Hard work and dedication
There are struggles when it comes to opening a small business; however, there are triumphs as well.
Q: “What has been your biggest accomplishment while being a business owner?”
A: “I think for me, it is knowing that I am a women of color who has struggled to succeed. It was nowhere close to easy, and at a point I didn’t believe I would make it far. But I am still standing 4 years strong. Just knowing what I have overcome to get here is my greatest accomplishment. It really is an amazing journey.”
Q: “What advice would you give to someone who is looking to open a business or is in the process of opening one now?”

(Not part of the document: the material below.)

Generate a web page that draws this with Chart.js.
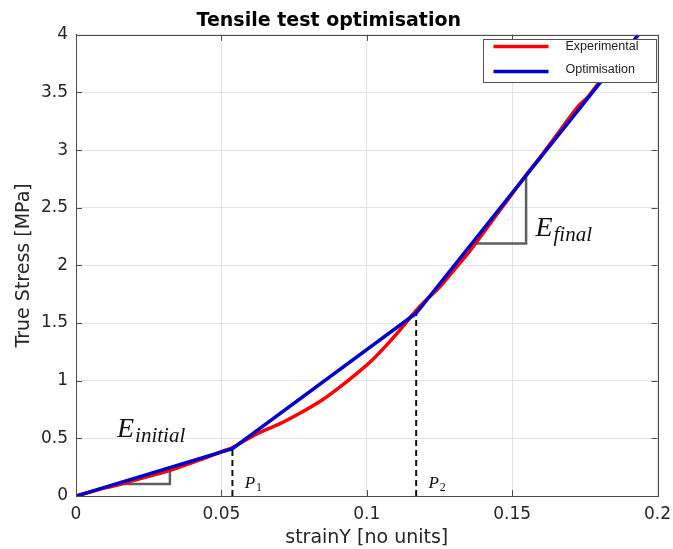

A: “I would tell them to never give up and to remain positive, focused and calm. There were many times I wanted to give up, when I came to be overloaded, financially strained, or even when I lost great employees. I just had to weigh the pros and cons. You have to work hard and be dedicated, budget-oriented, confident and focused. When opportunity knocks, never choose not to open that door. Just go for it!”
Becoming a small business owner, like anything worth succeeding at, takes a lot of hard work and dedication. The Credit Union would like to thank Tonya Martinez, owner of The Nail and Beauty Bar Too, for sharing her journey of becoming a successful, self-employed woman.